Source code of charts
<<<<

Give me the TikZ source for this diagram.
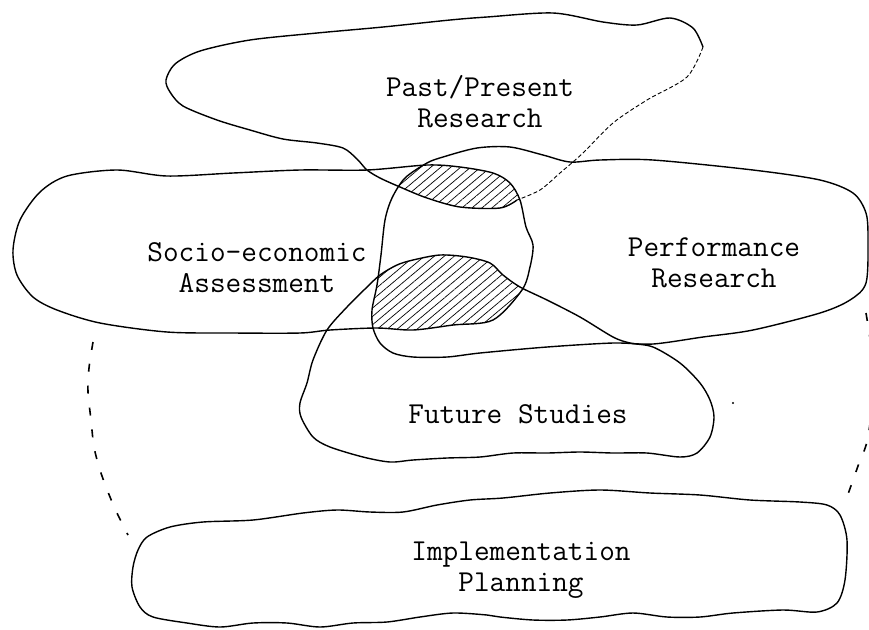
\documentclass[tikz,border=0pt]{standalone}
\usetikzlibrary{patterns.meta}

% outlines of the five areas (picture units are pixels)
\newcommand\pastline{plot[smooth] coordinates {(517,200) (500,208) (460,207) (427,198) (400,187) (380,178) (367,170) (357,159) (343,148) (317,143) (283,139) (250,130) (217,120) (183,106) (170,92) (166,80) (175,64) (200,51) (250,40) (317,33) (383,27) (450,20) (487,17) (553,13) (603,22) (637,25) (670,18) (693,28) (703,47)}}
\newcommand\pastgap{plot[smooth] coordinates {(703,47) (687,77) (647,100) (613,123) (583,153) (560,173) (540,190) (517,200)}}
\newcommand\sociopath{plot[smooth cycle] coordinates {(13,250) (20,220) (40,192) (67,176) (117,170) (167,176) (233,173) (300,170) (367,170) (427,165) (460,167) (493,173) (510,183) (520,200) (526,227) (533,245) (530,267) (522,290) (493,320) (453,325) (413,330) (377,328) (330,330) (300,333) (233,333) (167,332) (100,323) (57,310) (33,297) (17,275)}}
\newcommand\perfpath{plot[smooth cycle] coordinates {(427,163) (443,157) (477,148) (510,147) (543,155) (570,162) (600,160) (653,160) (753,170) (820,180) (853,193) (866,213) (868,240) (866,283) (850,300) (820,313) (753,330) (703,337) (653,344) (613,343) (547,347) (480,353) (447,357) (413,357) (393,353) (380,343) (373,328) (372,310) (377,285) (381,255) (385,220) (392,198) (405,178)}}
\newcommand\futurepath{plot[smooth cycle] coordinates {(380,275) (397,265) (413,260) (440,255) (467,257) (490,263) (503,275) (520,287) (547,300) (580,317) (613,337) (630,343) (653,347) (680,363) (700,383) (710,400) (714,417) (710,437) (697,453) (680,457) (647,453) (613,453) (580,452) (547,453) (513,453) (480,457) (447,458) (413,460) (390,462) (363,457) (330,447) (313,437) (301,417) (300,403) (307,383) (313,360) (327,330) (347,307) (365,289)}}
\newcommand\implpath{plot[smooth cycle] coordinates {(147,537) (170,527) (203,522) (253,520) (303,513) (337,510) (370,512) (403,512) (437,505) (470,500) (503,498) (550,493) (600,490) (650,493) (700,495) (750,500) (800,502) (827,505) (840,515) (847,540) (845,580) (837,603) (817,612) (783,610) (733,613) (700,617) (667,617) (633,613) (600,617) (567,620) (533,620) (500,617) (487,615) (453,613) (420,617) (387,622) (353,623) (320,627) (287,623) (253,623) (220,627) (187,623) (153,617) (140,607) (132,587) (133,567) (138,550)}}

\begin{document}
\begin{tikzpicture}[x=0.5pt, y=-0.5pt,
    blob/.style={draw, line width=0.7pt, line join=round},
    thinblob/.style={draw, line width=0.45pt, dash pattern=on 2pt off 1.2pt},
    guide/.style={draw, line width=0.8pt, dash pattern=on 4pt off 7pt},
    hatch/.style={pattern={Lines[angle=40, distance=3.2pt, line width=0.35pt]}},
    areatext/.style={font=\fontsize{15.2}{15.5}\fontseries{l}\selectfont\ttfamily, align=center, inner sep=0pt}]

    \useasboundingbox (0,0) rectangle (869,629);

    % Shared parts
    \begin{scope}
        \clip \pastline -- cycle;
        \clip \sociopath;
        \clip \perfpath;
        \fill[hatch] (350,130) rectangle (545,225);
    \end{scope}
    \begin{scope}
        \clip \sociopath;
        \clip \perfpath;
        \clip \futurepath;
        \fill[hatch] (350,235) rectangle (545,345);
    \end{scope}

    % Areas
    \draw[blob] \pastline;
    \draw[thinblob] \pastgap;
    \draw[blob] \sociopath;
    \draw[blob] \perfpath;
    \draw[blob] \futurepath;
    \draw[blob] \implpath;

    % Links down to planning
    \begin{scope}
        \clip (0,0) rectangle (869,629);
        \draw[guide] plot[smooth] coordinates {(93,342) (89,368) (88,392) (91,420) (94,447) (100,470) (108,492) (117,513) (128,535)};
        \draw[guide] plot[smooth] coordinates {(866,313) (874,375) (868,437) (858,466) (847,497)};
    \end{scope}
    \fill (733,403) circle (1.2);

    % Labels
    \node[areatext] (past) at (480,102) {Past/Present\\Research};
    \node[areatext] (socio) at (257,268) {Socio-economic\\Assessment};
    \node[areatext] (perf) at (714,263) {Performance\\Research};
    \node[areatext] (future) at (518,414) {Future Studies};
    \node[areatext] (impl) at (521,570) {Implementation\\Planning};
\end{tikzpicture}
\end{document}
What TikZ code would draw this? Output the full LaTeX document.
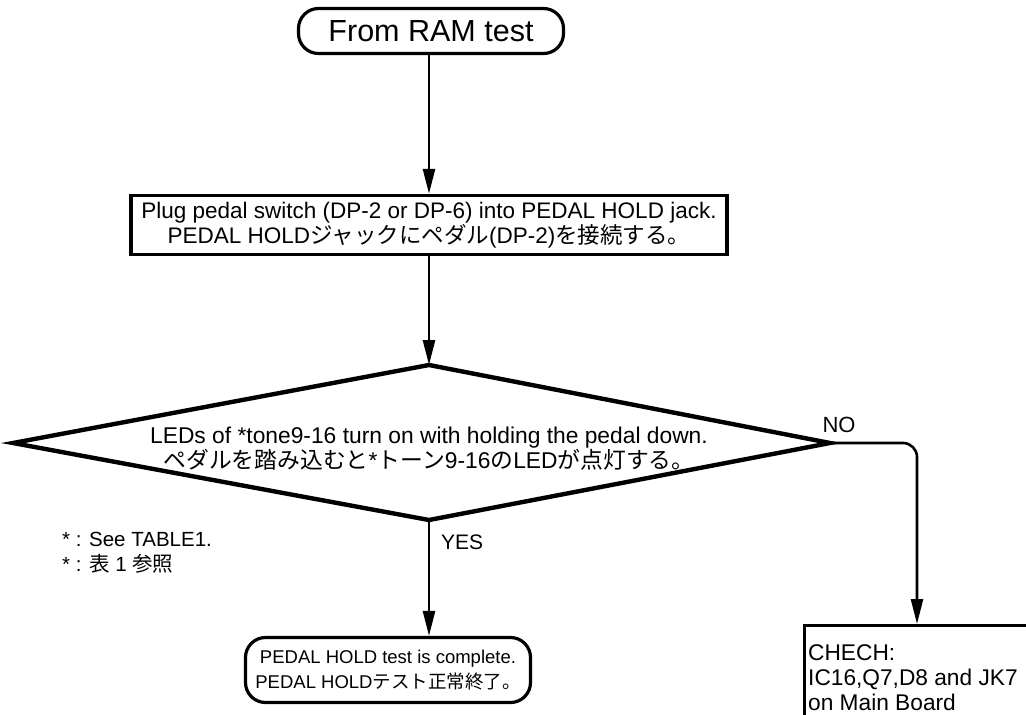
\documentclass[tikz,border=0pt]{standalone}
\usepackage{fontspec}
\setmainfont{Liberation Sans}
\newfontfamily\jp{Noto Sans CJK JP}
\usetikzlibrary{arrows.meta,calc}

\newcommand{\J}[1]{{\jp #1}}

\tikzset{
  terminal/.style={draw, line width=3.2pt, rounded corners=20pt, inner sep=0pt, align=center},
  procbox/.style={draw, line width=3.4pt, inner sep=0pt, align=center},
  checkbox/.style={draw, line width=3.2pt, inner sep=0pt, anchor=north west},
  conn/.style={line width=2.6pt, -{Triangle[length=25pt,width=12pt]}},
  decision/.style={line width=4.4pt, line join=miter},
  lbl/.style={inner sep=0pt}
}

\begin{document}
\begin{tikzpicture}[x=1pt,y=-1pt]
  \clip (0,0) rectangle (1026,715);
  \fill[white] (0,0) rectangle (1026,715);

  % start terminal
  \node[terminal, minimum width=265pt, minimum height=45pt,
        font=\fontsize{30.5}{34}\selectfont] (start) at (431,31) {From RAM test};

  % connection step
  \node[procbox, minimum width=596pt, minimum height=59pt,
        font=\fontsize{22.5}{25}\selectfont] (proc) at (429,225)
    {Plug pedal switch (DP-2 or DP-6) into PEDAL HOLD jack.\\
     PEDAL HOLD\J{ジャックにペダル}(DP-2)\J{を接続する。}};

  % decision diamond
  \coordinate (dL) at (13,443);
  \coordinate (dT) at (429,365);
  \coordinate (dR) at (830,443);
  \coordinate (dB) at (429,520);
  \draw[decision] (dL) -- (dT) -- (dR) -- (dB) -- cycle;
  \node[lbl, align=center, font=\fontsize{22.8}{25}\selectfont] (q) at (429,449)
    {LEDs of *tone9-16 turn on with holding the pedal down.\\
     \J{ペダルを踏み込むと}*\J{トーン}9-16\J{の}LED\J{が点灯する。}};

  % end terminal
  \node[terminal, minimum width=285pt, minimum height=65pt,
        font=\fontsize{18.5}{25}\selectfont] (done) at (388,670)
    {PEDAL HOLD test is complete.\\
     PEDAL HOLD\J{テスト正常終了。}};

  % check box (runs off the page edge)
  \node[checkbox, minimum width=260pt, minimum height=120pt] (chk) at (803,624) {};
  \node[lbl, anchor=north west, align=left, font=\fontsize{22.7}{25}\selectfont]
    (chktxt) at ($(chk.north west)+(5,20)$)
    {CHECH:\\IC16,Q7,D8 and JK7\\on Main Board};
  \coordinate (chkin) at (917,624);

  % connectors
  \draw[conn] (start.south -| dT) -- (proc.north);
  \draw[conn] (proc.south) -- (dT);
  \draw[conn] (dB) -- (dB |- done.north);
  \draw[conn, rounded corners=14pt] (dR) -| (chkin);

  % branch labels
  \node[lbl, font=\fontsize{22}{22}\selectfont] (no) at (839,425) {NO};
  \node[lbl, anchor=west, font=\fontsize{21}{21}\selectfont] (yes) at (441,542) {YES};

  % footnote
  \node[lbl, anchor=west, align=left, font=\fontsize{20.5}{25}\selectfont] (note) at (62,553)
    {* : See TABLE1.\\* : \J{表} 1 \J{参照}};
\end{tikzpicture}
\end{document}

>>>>

--- THE TASK ---
Print each record exactly as it stands, leaving the images out.

--- TASK OUTPUT ---
Give me the TikZ source for this diagram.
\documentclass[tikz,border=0pt]{standalone}
\usetikzlibrary{patterns.meta}

% outlines of the five areas (picture units are pixels)
\newcommand\pastline{plot[smooth] coordinates {(517,200) (500,208) (460,207) (427,198) (400,187) (380,178) (367,170) (357,159) (343,148) (317,143) (283,139) (250,130) (217,120) (183,106) (170,92) (166,80) (175,64) (200,51) (250,40) (317,33) (383,27) (450,20) (487,17) (553,13) (603,22) (637,25) (670,18) (693,28) (703,47)}}
\newcommand\pastgap{plot[smooth] coordinates {(703,47) (687,77) (647,100) (613,123) (583,153) (560,173) (540,190) (517,200)}}
\newcommand\sociopath{plot[smooth cycle] coordinates {(13,250) (20,220) (40,192) (67,176) (117,170) (167,176) (233,173) (300,170) (367,170) (427,165) (460,167) (493,173) (510,183) (520,200) (526,227) (533,245) (530,267) (522,290) (493,320) (453,325) (413,330) (377,328) (330,330) (300,333) (233,333) (167,332) (100,323) (57,310) (33,297) (17,275)}}
\newcommand\perfpath{plot[smooth cycle] coordinates {(427,163) (443,157) (477,148) (510,147) (543,155) (570,162) (600,160) (653,160) (753,170) (820,180) (853,193) (866,213) (868,240) (866,283) (850,300) (820,313) (753,330) (703,337) (653,344) (613,343) (547,347) (480,353) (447,357) (413,357) (393,353) (380,343) (373,328) (372,310) (377,285) (381,255) (385,220) (392,198) (405,178)}}
\newcommand\futurepath{plot[smooth cycle] coordinates {(380,275) (397,265) (413,260) (440,255) (467,257) (490,263) (503,275) (520,287) (547,300) (580,317) (613,337) (630,343) (653,347) (680,363) (700,383) (710,400) (714,417) (710,437) (697,453) (680,457) (647,453) (613,453) (580,452) (547,453) (513,453) (480,457) (447,458) (413,460) (390,462) (363,457) (330,447) (313,437) (301,417) (300,403) (307,383) (313,360) (327,330) (347,307) (365,289)}}
\newcommand\implpath{plot[smooth cycle] coordinates {(147,537) (170,527) (203,522) (253,520) (303,513) (337,510) (370,512) (403,512) (437,505) (470,500) (503,498) (550,493) (600,490) (650,493) (700,495) (750,500) (800,502) (827,505) (840,515) (847,540) (845,580) (837,603) (817,612) (783,610) (733,613) (700,617) (667,617) (633,613) (600,617) (567,620) (533,620) (500,617) (487,615) (453,613) (420,617) (387,622) (353,623) (320,627) (287,623) (253,623) (220,627) (187,623) (153,617) (140,607) (132,587) (133,567) (138,550)}}

\begin{document}
\begin{tikzpicture}[x=0.5pt, y=-0.5pt,
    blob/.style={draw, line width=0.7pt, line join=round},
    thinblob/.style={draw, line width=0.45pt, dash pattern=on 2pt off 1.2pt},
    guide/.style={draw, line width=0.8pt, dash pattern=on 4pt off 7pt},
    hatch/.style={pattern={Lines[angle=40, distance=3.2pt, line width=0.35pt]}},
    areatext/.style={font=\fontsize{15.2}{15.5}\fontseries{l}\selectfont\ttfamily, align=center, inner sep=0pt}]

    \useasboundingbox (0,0) rectangle (869,629);

    % Shared parts
    \begin{scope}
        \clip \pastline -- cycle;
        \clip \sociopath;
        \clip \perfpath;
        \fill[hatch] (350,130) rectangle (545,225);
    \end{scope}
    \begin{scope}
        \clip \sociopath;
        \clip \perfpath;
        \clip \futurepath;
        \fill[hatch] (350,235) rectangle (545,345);
    \end{scope}

    % Areas
    \draw[blob] \pastline;
    \draw[thinblob] \pastgap;
    \draw[blob] \sociopath;
    \draw[blob] \perfpath;
    \draw[blob] \futurepath;
    \draw[blob] \implpath;

    % Links down to planning
    \begin{scope}
        \clip (0,0) rectangle (869,629);
        \draw[guide] plot[smooth] coordinates {(93,342) (89,368) (88,392) (91,420) (94,447) (100,470) (108,492) (117,513) (128,535)};
        \draw[guide] plot[smooth] coordinates {(866,313) (874,375) (868,437) (858,466) (847,497)};
    \end{scope}
    \fill (733,403) circle (1.2);

    % Labels
    \node[areatext] (past) at (480,102) {Past/Present\\Research};
    \node[areatext] (socio) at (257,268) {Socio-economic\\Assessment};
    \node[areatext] (perf) at (714,263) {Performance\\Research};
    \node[areatext] (future) at (518,414) {Future Studies};
    \node[areatext] (impl) at (521,570) {Implementation\\Planning};
\end{tikzpicture}
\end{document}
What TikZ code would draw this? Output the full LaTeX document.
\documentclass[tikz,border=0pt]{standalone}
\usepackage{fontspec}
\setmainfont{Liberation Sans}
\newfontfamily\jp{Noto Sans CJK JP}
\usetikzlibrary{arrows.meta,calc}

\newcommand{\J}[1]{{\jp #1}}

\tikzset{
  terminal/.style={draw, line width=3.2pt, rounded corners=20pt, inner sep=0pt, align=center},
  procbox/.style={draw, line width=3.4pt, inner sep=0pt, align=center},
  checkbox/.style={draw, line width=3.2pt, inner sep=0pt, anchor=north west},
  conn/.style={line width=2.6pt, -{Triangle[length=25pt,width=12pt]}},
  decision/.style={line width=4.4pt, line join=miter},
  lbl/.style={inner sep=0pt}
}

\begin{document}
\begin{tikzpicture}[x=1pt,y=-1pt]
  \clip (0,0) rectangle (1026,715);
  \fill[white] (0,0) rectangle (1026,715);

  % start terminal
  \node[terminal, minimum width=265pt, minimum height=45pt,
        font=\fontsize{30.5}{34}\selectfont] (start) at (431,31) {From RAM test};

  % connection step
  \node[procbox, minimum width=596pt, minimum height=59pt,
        font=\fontsize{22.5}{25}\selectfont] (proc) at (429,225)
    {Plug pedal switch (DP-2 or DP-6) into PEDAL HOLD jack.\\
     PEDAL HOLD\J{ジャックにペダル}(DP-2)\J{を接続する。}};

  % decision diamond
  \coordinate (dL) at (13,443);
  \coordinate (dT) at (429,365);
  \coordinate (dR) at (830,443);
  \coordinate (dB) at (429,520);
  \draw[decision] (dL) -- (dT) -- (dR) -- (dB) -- cycle;
  \node[lbl, align=center, font=\fontsize{22.8}{25}\selectfont] (q) at (429,449)
    {LEDs of *tone9-16 turn on with holding the pedal down.\\
     \J{ペダルを踏み込むと}*\J{トーン}9-16\J{の}LED\J{が点灯する。}};

  % end terminal
  \node[terminal, minimum width=285pt, minimum height=65pt,
        font=\fontsize{18.5}{25}\selectfont] (done) at (388,670)
    {PEDAL HOLD test is complete.\\
     PEDAL HOLD\J{テスト正常終了。}};

  % check box (runs off the page edge)
  \node[checkbox, minimum width=260pt, minimum height=120pt] (chk) at (803,624) {};
  \node[lbl, anchor=north west, align=left, font=\fontsize{22.7}{25}\selectfont]
    (chktxt) at ($(chk.north west)+(5,20)$)
    {CHECH:\\IC16,Q7,D8 and JK7\\on Main Board};
  \coordinate (chkin) at (917,624);

  % connectors
  \draw[conn] (start.south -| dT) -- (proc.north);
  \draw[conn] (proc.south) -- (dT);
  \draw[conn] (dB) -- (dB |- done.north);
  \draw[conn, rounded corners=14pt] (dR) -| (chkin);

  % branch labels
  \node[lbl, font=\fontsize{22}{22}\selectfont] (no) at (839,425) {NO};
  \node[lbl, anchor=west, font=\fontsize{21}{21}\selectfont] (yes) at (441,542) {YES};

  % footnote
  \node[lbl, anchor=west, align=left, font=\fontsize{20.5}{25}\selectfont] (note) at (62,553)
    {* : See TABLE1.\\* : \J{表} 1 \J{参照}};
\end{tikzpicture}
\end{document}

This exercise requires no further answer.